• **AIM OF THE EXERCISE**: Everything from the line containing "Give me the" to the line containing "63.7, 56.6, 56.6]", both lines included, must be copied exactly; nothing else should be.

• **MATERIAL SHOWN**:
————
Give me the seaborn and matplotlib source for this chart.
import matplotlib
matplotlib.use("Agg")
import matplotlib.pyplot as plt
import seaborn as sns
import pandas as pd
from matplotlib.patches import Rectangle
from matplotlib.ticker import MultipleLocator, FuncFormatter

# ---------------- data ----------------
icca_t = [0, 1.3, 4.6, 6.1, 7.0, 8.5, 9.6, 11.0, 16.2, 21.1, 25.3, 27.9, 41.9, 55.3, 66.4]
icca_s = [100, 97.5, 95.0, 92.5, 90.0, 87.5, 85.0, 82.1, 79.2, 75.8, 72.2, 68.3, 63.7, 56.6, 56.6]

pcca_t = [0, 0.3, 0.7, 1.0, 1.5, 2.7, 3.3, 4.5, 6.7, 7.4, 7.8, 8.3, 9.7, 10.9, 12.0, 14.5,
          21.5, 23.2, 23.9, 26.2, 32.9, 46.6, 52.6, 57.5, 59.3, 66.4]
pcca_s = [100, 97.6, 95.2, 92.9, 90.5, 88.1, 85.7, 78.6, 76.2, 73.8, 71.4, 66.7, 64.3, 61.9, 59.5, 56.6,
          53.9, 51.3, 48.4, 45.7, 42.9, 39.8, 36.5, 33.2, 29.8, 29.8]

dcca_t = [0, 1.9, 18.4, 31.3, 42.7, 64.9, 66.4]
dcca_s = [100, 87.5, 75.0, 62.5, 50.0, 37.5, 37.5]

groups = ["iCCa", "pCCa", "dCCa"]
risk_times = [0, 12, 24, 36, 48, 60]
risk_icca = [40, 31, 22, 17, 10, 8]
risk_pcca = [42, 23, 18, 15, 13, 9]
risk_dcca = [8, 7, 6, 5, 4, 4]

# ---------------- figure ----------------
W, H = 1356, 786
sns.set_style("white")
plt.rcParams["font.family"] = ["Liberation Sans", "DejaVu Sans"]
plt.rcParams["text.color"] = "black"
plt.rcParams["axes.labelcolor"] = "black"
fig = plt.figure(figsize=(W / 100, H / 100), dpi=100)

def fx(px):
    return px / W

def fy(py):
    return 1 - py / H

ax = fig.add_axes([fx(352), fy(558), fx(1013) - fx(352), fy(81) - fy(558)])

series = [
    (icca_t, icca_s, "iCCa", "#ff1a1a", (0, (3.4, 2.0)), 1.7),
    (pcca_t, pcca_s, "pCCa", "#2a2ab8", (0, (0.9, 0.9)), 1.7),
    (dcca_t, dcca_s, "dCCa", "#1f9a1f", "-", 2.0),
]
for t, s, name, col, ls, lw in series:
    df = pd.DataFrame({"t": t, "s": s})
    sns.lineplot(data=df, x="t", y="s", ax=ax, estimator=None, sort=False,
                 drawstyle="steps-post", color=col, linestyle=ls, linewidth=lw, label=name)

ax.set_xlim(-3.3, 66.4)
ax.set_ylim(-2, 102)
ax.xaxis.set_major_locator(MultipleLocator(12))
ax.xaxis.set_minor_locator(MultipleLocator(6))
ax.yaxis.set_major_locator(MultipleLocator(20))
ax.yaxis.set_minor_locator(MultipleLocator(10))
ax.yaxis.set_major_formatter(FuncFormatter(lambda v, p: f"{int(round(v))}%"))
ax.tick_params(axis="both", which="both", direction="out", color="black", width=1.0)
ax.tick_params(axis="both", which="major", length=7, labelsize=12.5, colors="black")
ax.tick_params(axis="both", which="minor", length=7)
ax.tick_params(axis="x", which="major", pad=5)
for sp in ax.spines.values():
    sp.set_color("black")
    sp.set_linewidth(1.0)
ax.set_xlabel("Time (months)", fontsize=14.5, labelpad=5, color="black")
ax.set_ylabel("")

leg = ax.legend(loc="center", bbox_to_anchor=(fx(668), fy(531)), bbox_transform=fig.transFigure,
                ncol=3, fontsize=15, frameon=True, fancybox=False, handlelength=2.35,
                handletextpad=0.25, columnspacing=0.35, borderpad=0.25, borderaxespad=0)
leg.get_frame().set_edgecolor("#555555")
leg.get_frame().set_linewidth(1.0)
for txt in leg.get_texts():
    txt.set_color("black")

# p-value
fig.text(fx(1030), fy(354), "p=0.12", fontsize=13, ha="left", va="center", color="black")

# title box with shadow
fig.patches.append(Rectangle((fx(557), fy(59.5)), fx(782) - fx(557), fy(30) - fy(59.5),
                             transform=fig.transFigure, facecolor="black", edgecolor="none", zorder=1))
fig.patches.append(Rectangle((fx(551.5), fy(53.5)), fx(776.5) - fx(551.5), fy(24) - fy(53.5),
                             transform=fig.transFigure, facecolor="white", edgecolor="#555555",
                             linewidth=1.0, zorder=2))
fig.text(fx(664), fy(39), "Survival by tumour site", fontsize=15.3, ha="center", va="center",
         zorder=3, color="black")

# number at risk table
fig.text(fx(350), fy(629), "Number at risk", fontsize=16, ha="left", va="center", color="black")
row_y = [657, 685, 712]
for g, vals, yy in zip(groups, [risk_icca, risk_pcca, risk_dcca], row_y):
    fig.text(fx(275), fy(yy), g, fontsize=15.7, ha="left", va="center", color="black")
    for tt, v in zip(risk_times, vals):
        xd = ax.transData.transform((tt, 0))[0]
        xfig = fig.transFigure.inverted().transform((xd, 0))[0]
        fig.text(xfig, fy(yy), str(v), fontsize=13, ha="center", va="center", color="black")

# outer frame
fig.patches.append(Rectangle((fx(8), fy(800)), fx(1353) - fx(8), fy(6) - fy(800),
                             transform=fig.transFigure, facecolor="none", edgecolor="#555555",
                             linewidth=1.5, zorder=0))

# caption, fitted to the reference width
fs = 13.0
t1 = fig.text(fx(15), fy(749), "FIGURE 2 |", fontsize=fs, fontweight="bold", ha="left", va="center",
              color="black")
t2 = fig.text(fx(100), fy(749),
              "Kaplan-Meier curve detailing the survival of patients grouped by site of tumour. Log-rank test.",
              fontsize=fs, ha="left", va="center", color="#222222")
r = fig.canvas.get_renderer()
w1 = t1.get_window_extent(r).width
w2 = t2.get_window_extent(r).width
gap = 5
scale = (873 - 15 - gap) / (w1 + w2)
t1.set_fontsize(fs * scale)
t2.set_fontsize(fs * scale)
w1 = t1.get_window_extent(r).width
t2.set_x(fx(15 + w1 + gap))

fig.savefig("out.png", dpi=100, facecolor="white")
————
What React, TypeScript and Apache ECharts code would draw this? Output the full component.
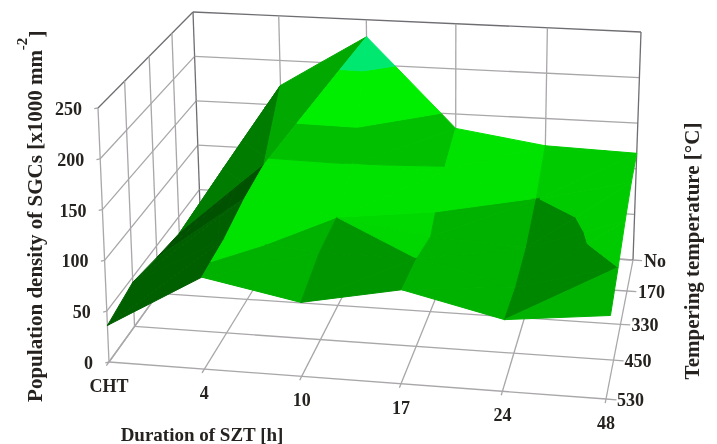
————
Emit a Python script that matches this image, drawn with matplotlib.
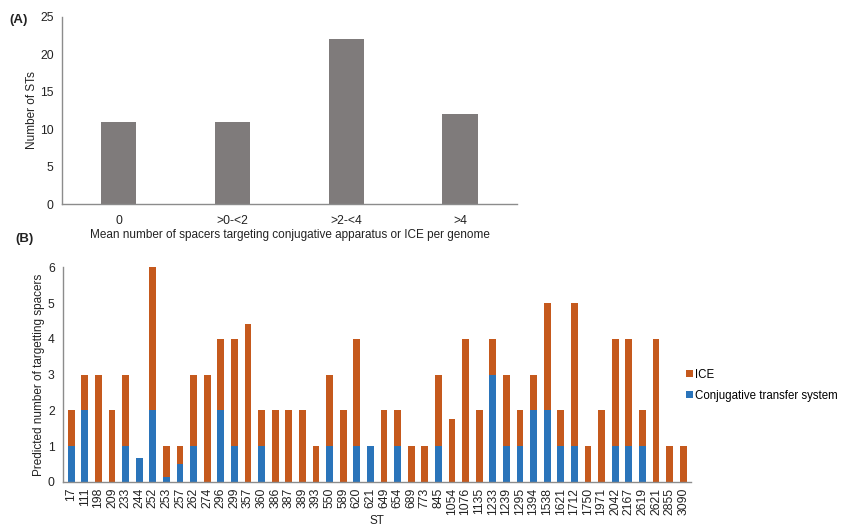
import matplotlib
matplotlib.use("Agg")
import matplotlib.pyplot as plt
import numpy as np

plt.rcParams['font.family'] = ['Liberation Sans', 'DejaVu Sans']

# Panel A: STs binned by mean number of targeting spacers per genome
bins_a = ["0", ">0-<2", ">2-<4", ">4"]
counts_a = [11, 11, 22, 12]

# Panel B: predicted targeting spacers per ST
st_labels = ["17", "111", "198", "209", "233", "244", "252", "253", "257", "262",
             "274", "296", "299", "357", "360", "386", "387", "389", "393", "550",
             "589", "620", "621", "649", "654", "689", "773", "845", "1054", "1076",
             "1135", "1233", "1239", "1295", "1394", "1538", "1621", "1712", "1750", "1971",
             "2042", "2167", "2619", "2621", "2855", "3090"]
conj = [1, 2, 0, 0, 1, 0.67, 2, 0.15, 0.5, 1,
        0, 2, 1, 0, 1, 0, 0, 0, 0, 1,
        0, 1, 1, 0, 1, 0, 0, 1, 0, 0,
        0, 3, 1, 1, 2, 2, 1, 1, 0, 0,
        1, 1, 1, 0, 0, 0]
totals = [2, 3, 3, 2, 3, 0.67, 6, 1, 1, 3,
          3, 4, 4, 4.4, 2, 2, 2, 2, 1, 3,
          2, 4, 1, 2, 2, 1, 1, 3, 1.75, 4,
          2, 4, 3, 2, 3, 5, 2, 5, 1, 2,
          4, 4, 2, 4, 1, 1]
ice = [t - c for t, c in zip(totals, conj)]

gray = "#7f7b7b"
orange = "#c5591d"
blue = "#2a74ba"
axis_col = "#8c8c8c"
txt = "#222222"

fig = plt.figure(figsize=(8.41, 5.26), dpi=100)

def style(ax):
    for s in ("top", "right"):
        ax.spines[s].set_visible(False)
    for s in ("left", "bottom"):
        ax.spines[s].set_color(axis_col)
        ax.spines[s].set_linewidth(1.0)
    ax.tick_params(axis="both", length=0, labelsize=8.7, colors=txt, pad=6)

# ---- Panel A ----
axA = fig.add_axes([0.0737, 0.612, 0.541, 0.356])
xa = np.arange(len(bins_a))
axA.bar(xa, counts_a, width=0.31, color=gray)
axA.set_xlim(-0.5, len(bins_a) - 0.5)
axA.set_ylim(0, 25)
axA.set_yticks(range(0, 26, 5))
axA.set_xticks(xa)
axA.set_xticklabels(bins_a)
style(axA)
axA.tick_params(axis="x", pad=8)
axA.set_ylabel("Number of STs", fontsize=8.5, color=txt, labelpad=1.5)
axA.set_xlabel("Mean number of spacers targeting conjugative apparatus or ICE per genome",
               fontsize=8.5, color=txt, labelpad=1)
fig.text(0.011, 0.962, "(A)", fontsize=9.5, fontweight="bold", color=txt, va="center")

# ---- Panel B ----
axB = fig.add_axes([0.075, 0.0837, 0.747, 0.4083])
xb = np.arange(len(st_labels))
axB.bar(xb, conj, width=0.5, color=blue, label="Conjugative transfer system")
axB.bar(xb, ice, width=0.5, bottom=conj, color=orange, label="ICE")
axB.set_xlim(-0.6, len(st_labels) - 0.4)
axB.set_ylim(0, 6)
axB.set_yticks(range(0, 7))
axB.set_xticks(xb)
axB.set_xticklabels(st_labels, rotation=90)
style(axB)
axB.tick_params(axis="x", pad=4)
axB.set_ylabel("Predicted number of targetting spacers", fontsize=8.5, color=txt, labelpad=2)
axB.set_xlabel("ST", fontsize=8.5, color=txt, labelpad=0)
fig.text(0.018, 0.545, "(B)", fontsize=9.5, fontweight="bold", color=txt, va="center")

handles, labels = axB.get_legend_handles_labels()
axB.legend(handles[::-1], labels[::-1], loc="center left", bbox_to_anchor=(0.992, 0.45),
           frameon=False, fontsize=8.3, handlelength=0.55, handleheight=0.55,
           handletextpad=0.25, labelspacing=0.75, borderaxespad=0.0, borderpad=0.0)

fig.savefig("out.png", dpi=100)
————
• **COMPLETE OUTPUT**:
Give me the seaborn and matplotlib source for this chart.
import matplotlib
matplotlib.use("Agg")
import matplotlib.pyplot as plt
import seaborn as sns
import pandas as pd
from matplotlib.patches import Rectangle
from matplotlib.ticker import MultipleLocator, FuncFormatter

# ---------------- data ----------------
icca_t = [0, 1.3, 4.6, 6.1, 7.0, 8.5, 9.6, 11.0, 16.2, 21.1, 25.3, 27.9, 41.9, 55.3, 66.4]
icca_s = [100, 97.5, 95.0, 92.5, 90.0, 87.5, 85.0, 82.1, 79.2, 75.8, 72.2, 68.3, 63.7, 56.6, 56.6]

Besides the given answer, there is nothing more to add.